Anxious People: A Novel

  • By Fredrik Backman; translated by Neil Smith
  • Atria Books
  • 352 pp.
  • Reviewed by Robert Allen Papinchak
  • October 15, 2020

A delightfully witty tale of disparate characters caught in a Rube Goldberg-like narrative.

Anxious People: A Novel

How do you follow up a sensational international bestseller like A Man Called Ove? Fredrik Backman does it spectacularly with the entertaining conundrum Anxious People. As equally idiosyncratic and iconoclastic as his debut, it is an outrageously hilarious, flawless novel about “how a bank robber failed to rob a bank but instead managed to spark a hostage drama.”

It is the most bizarre heist story since Sidney Lumet’s “Dog Day Afternoon,” with narrative nods to Ann Patchett’s Bel Canto and O. Henry’s “The Ransom of Red Chief.”

The dominoes start falling quickly when a bungled robbery turns into a mordantly serious situation. In many ways, it can be read as a locked-apartment mystery bonded with a unique variation on the police procedural.

After the 39-year-old robber mistakenly attempts to steal from a cashless bank in a small Swedish town, the culprit stumbles into an open house on the day before New Year’s Eve. Inside, a ragtag group of eight — a real estate broker and unsuspecting prospective buyers — soon becomes trapped in a Rube Goldberg construction.

Backman is sly. Nothing is as random nor as obvious as it appears. While he focuses on the current series of curious events in the apartment, he buttresses the character-driven plot with numerous backstories that link a bridge, suicides, and a peculiar drawing of a frog, a monkey, and an elk.

Then, just when it seems as though everything has been sorted out, he turns it all topsy-turvy with a stunning revelation that would be a major spoiler to disclose. It would also ruin the fun of discovery.

The two local detectives investigating the curiouser and curiouser case are father and son, Jim and Jack. They enter the daffy scene after the situation has ended. The supposed hostages have been released; there’s blood on the carpet; and the robbery suspect is nowhere to be found. With no experience with captor crisis, they rely on Google for advice. They disdain Stockholmers and the syndrome named after them.

A good portion of the novel consists of exuberant recorded transcripts of witness interviews with the visitors to the apartment.
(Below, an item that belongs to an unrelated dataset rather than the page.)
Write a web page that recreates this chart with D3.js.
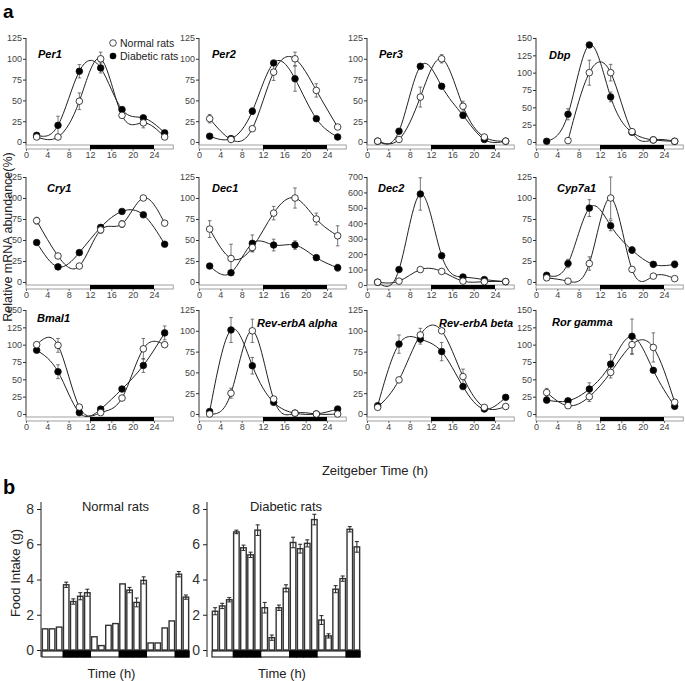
<!DOCTYPE html>
<html>
<head>
<meta charset="utf-8">
<script src="https://cdn.jsdelivr.net/npm/d3@7"></script>
<style>
body { margin: 0; background: #fff; }
svg { display: block; font-family: "Liberation Sans", Arial, sans-serif; }
</style>
</head>
<body>
<svg id="chart" width="685" height="681"></svg>
<script>
// ---- data ----
var zt = [2, 6, 10, 14, 18, 22, 26];
var genes = ["Per1", "Per2", "Per3", "Dbp", "Cry1", "Dec1", "Dec2", "Cyp7a1", "Bmal1", "Rev-erbA alpha", "Rev-erbA beta", "Ror gamma"];
var yMaxes = [125, 125, 125, 150, 125, 125, 700, 125, 150, 125, 125, 150];
var yStep = [25, 25, 25, 25, 25, 25, 100, 25, 25, 25, 25, 25];
var xTicks = [0, 4, 8, 12, 16, 20, 24];

// null = point hidden in the original
var normalMean = [
	[6, 6, 49, 100, 32, 23, 6],
	[28, 3, 16, 84, 100, 62, 18],
	[1, 3, 54, 100, 43, 6, 1],
	[null, 2, 100, 100, 15, 3, 1],
	[73, 31, 19, 62, 69, 100, 70],
	[63, 28, 41, 82, 100, 75, 55],
	[18, 25, 100, 88, 25, 22, 22],
	[5, 1, 22, 100, 15, 7, 4],
	[100, 99, 10, 2, 23, 94, 100],
	[0, 25, 100, 18, 1, 0, 0],
	[8, 41, 95, 100, 45, 8, 9],
	[31, 12, 25, 60, 100, 96, 17]
];
var normalErr = [
	[2, 3, 10, 8, 3, 6, 2],
	[5, 2, 3, 10, 8, 8, 2],
	[1, 1, 12, 5, 6, 1, 1],
	[0, 3, 18, 12, 3, 1, 1],
	[4, 3, 2, 4, 4, 3, 2],
	[10, 17, 5, 8, 12, 7, 12],
	[5, 8, 5, 5, 8, 5, 3],
	[2, 1, 8, 25, 3, 1, 2],
	[4, 10, 2, 1, 3, 15, 2],
	[1, 6, 14, 3, 1, 1, 1],
	[2, 2, 8, 3, 9, 2, 1],
	[6, 3, 7, 8, 14, 21, 3]
];
var diabeticMean = [
	[8, 20, 85, 89, 39, 29, 11],
	[7, 4, 37, 95, 76, 28, 6],
	[1, 13, 91, 67, 32, 3, 1],
	[1, 40, 140, 65, 14, 3, 1],
	[47, 18, 35, 65, 84, 80, 45],
	[19, 11, 46, 44, 44, 29, 17],
	[18, 100, 590, 190, 52, 35, 22],
	[8, 22, 88, 67, 38, 21, 21],
	[92, 61, 2, 7, 36, 70, 117],
	[3, 101, 58, 14, 1, 0, 6],
	[10, 84, 90, 75, 33, 6, 20],
	[20, 19, 36, 72, 112, 63, 11]
];
var diabeticErr = [
	[3, 11, 8, 6, 3, 3, 2],
	[1, 2, 4, 3, 15, 2, 1],
	[1, 2, 3, 3, 3, 1, 1],
	[1, 8, 3, 7, 2, 1, 1],
	[2, 2, 2, 3, 3, 2, 2],
	[2, 3, 10, 7, 5, 3, 4],
	[5, 15, 105, 10, 8, 5, 3],
	[2, 5, 10, 6, 4, 2, 4],
	[3, 10, 2, 2, 4, 10, 10],
	[1, 15, 10, 2, 1, 1, 1],
	[2, 11, 6, 11, 3, 2, 2],
	[2, 2, 9, 14, 25, 3, 2]
];

// food intake, 21 consecutive intervals; phase 0 = light, 1 = dark
var barPhase = [0, 0, 0, 1, 1, 1, 1, 0, 0, 0, 0, 1, 1, 1, 1, 0, 0, 0, 0, 1, 1];
var normalFood = [1.2, 1.2, 1.3, 3.7, 2.75, 3.05, 3.25, 0.75, 0.25, 1.4, 1.5, 3.75, 3.4, 2.7, 3.95, 0.4, 0.4, 1.25, 1.65, 4.3, 3.0];
var normalFoodErr = [0, 0, 0, 0.15, 0.15, 0.2, 0.2, 0, 0, 0, 0, 0, 0.15, 0.25, 0.2, 0, 0, 0, 0, 0.15, 0.12];
var diabeticFood = [2.2, 2.5, 2.85, 6.7, 5.8, 5.4, 6.8, 2.4, 0.7, 2.4, 3.5, 6.1, 5.75, 6.05, 7.4, 1.7, 0.8, 3.45, 4.05, 6.85, 5.85];
var diabeticFoodErr = [0.2, 0.15, 0.12, 0.1, 0.15, 0.15, 0.3, 0.3, 0.15, 0.15, 0.2, 0.3, 0.25, 0.2, 0.3, 0.25, 0.12, 0.2, 0.15, 0.15, 0.3];
var foodTicks = [0, 2, 4, 6, 8];

// ---- layout ----
var svg = d3.select("#chart");
var colX = [26, 199, 367, 536];
var rowZero = [142, 282, 414];
var rowTop = [38, 177, 310];
var labelPos = [
	[12, 58], [13, 58], [12, 58], [13, 59],
	[21, 192], [13, 192], [11, 192], [21, 192],
	[11, 322], [58, 327], [72, 327], [16, 326]
];

svg.append("text").attr("x", 3).attr("y", 18).attr("font-size", 19).attr("font-weight", "bold").text("a");
svg.append("text").attr("x", 3).attr("y", 494).attr("font-size", 20).attr("font-weight", "bold").text("b");

genes.forEach(function (gene, i) {
	var r = Math.floor(i / 4), c = i % 4;
	var x0 = colX[c];
	var y0 = gene === "Dec2" ? rowZero[r] + 3 : rowZero[r];
	var x = d3.scaleLinear().domain([0, 24]).range([x0, x0 + 128]);
	var y = d3.scaleLinear().domain([0, yMaxes[i]]).range([y0, rowTop[r]]);
	var stripY = rowZero[r] + 3;
	var g = svg.append("g");

	// y axis
	var yAxis = d3.axisLeft(y)
		.tickValues(d3.range(0, yMaxes[i] + 1, yStep[i]))
		.tickSize(3).tickPadding(1).tickFormat(d3.format("d"));
	var ya = g.append("g").attr("transform", "translate(" + x0 + ",0)").call(yAxis);
	ya.select(".domain").remove();
	ya.append("line").attr("x1", 0).attr("x2", 0).attr("y1", rowTop[r]).attr("y2", stripY).attr("stroke", "#333");
	ya.selectAll("line").attr("stroke", "#333");
	ya.selectAll("text").attr("font-size", 9).attr("fill", "#444").attr("font-family", "Liberation Sans, Arial, sans-serif");

	// light/dark strip
	g.append("rect").attr("x", x(0)).attr("y", stripY).attr("width", x(27.6) - x(0)).attr("height", 4)
		.attr("fill", "#fff").attr("stroke", "#888").attr("stroke-width", 0.8);
	g.append("rect").attr("x", x(12)).attr("y", stripY).attr("width", x(24) - x(12)).attr("height", 4)
		.attr("fill", "#000");

	var xAxis = d3.axisBottom(x).tickValues(xTicks).tickSize(2).tickPadding(1);
	var xa = g.append("g").attr("transform", "translate(0," + (stripY + 4) + ")").call(xAxis);
	xa.select(".domain").remove();
	xa.selectAll("line").attr("stroke", "#666");
	xa.selectAll("text").attr("font-size", 9).attr("fill", "#444").attr("font-family", "Liberation Sans, Arial, sans-serif");

	var line = d3.line()
		.x(function (d) { return x(d[0]); }).y(function (d) { return y(d[1]); })
		.curve(d3.curveNatural);

	var series = [[normalMean[i], normalErr[i]], [diabeticMean[i], diabeticErr[i]]];
	series.forEach(function (s) {
		var pts = zt.map(function (t, k) { return [t, s[0][k]]; }).filter(function (d) { return d[1] !== null; });
		g.append("path").datum(pts)
			.attr("d", line).attr("fill", "none").attr("stroke", "#222").attr("stroke-width", 1);
	});

	series.forEach(function (s) {
		zt.forEach(function (t, k) {
			var m = s[0][k], e = s[1][k];
			if (m === null || e < yMaxes[i] * 0.03) return;
			var eg = g.append("g").attr("stroke", "#555").attr("stroke-width", 0.8);
			eg.append("line").attr("x1", x(t)).attr("x2", x(t)).attr("y1", y(m - e)).attr("y2", y(m + e));
			eg.append("line").attr("x1", x(t) - 1.8).attr("x2", x(t) + 1.8).attr("y1", y(m + e)).attr("y2", y(m + e));
			eg.append("line").attr("x1", x(t) - 1.8).attr("x2", x(t) + 1.8).attr("y1", y(m - e)).attr("y2", y(m - e));
		});
	});

	// markers: diabetic filled, normal open on top
	[[diabeticMean[i], "#000"], [normalMean[i], "#fff"]].forEach(function (s) {
		var pts = zt.map(function (t, k) { return [t, s[0][k]]; }).filter(function (d) { return d[1] !== null; });
		g.selectAll(null).data(pts).enter().append("circle")
			.attr("cx", function (d) { return x(d[0]); })
			.attr("cy", function (d) { return y(d[1]); })
			.attr("r", 3.3).attr("fill", s[1]).attr("stroke", "#111").attr("stroke-width", 0.8);
	});

	g.append("text").attr("x", x0 + labelPos[i][0]).attr("y", labelPos[i][1])
		.attr("font-size", 11).attr("font-weight", "bold").attr("font-style", "italic").text(gene);
});

// legend
svg.append("circle").attr("cx", 113).attr("cy", 43).attr("r", 3.3).attr("fill", "#fff").attr("stroke", "#222").attr("stroke-width", 0.8);
svg.append("circle").attr("cx", 113).attr("cy", 56).attr("r", 3.3).attr("fill", "#000");
svg.append("text").attr("x", 120).attr("y", 47).attr("font-size", 10.5).attr("fill", "#222").text("Normal rats");
svg.append("text").attr("x", 120).attr("y", 60).attr("font-size", 10.5).attr("fill", "#222").text("Diabetic rats");

svg.append("text").attr("transform", "translate(12,237) rotate(-90)").attr("text-anchor", "middle")
	.attr("font-size", 12.5).attr("fill", "#222").text("Relative mRNA abundance(%)");
svg.append("text").attr("x", 375).attr("y", 475).attr("text-anchor", "middle")
	.attr("font-size", 13).attr("fill", "#222").text("Zeitgeber Time (h)");

// ---- panel b ----
var foodPanels = [
	{axisX: 41, x0: 42, x1: 189, title: "Normal rats", vals: normalFood, errs: normalFoodErr},
	{axisX: 207, x0: 212, x1: 360, title: "Diabetic rats", vals: diabeticFood, errs: diabeticFoodErr}
];
var fy = d3.scaleLinear().domain([0, 8]).range([650, 509]);

foodPanels.forEach(function (p) {
	var g = svg.append("g");
	var bx = d3.scaleBand().domain(d3.range(p.vals.length)).range([p.x0, p.x1]).paddingInner(0.22).paddingOuter(0.05);
	var step = (p.x1 - p.x0) / p.vals.length;

	var ya = g.append("g").attr("transform", "translate(" + p.axisX + ",0)")
		.call(d3.axisLeft(fy).tickValues(foodTicks).tickSize(4).tickPadding(3));
	ya.select(".domain").remove();
	ya.append("line").attr("y1", 502).attr("y2", 657).attr("stroke", "#222");
	ya.selectAll("line").attr("stroke", "#222");
	ya.selectAll("text").attr("font-size", 14).attr("fill", "#333").attr("font-family", "Liberation Sans, Arial, sans-serif");

	g.selectAll("rect.bar").data(p.vals).enter().append("rect")
		.attr("x", function (d, k) { return bx(k); })
		.attr("y", function (d) { return fy(d); })
		.attr("width", bx.bandwidth())
		.attr("height", function (d) { return fy(0) - fy(d); })
		.attr("fill", "#fff").attr("stroke", "#333").attr("stroke-width", 1.4);

	p.vals.forEach(function (v, k) {
		var e = p.errs[k];
		if (!e) return;
		var cx = bx(k) + bx.bandwidth() / 2;
		var eg = g.append("g").attr("stroke", "#222").attr("stroke-width", 1);
		eg.append("line").attr("x1", cx).attr("x2", cx).attr("y1", fy(v - e)).attr("y2", fy(v + e));
		eg.append("line").attr("x1", cx - 2).attr("x2", cx + 2).attr("y1", fy(v + e)).attr("y2", fy(v + e));
		eg.append("line").attr("x1", cx - 2).attr("x2", cx + 2).attr("y1", fy(v - e)).attr("y2", fy(v - e));
	});

	// light/dark strip
	barPhase.forEach(function (ph, k) {
		g.append("rect").attr("x", p.x0 + k * step).attr("y", 651).attr("width", step).attr("height", 6)
			.attr("fill", ph ? "#000" : "#fff").attr("stroke", ph ? "#000" : "none");
	});
	g.append("rect").attr("x", p.x0).attr("y", 651).attr("width", p.x1 - p.x0).attr("height", 6)
		.attr("fill", "none").attr("stroke", "#000").attr("stroke-width", 1);

	g.append("text").attr("x", (p.x0 + p.x1) / 2).attr("y", 511).attr("text-anchor", "middle")
		.attr("font-size", 13).attr("fill", "#222").text(p.title);
	g.append("text").attr("x", (p.x0 + p.x1) / 2 - 4).attr("y", 678).attr("text-anchor", "middle")
		.attr("font-size", 13).attr("fill", "#222").text("Time (h)");
});

svg.append("text").attr("transform", "translate(20,573) rotate(-90)").attr("text-anchor", "middle")
	.attr("font-size", 13).attr("fill", "#222").text("Food Intake (g)");
</script>
</body>
</html>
That includes Zara, a condescending bank manager in therapy for depression; Julia and Ro, a pregnant lesbian couple struggling with the possibilities of parenthood; Estelle, a flummoxed looky-loo neighbor; Anna-Lena and Roger, a long-married couple of property flippers who know IKEA furniture when they see it; Lennart, a rabbit (don’t ask — just accept him in his underwear and socks and go with it) who had his own motives for being there; and the real estate broker, who frequently refers to her cleverly named firm, House Tricks.

Backman juggles all of this with exquisite ease and his usual mellifluous style and grace. In the midst of the humor, he manages to inject poignant observations about life and death; love and marriage; parenting and divorce; and social and economic stress.

The resolution, when it comes, is unexpected but perfect. Justice is served. Anxious People is a joy to experience, an absurdist black dramedy and lasting treasure for Backman fans.

Robert Allen Papinchak is a former university English professor whose reviews and criticisms appear in newspapers, magazines, literary journals, and online including Publishers Weekly, the Los Angeles Review of Books, On the Seawall, World Literature Today, and elsewhere.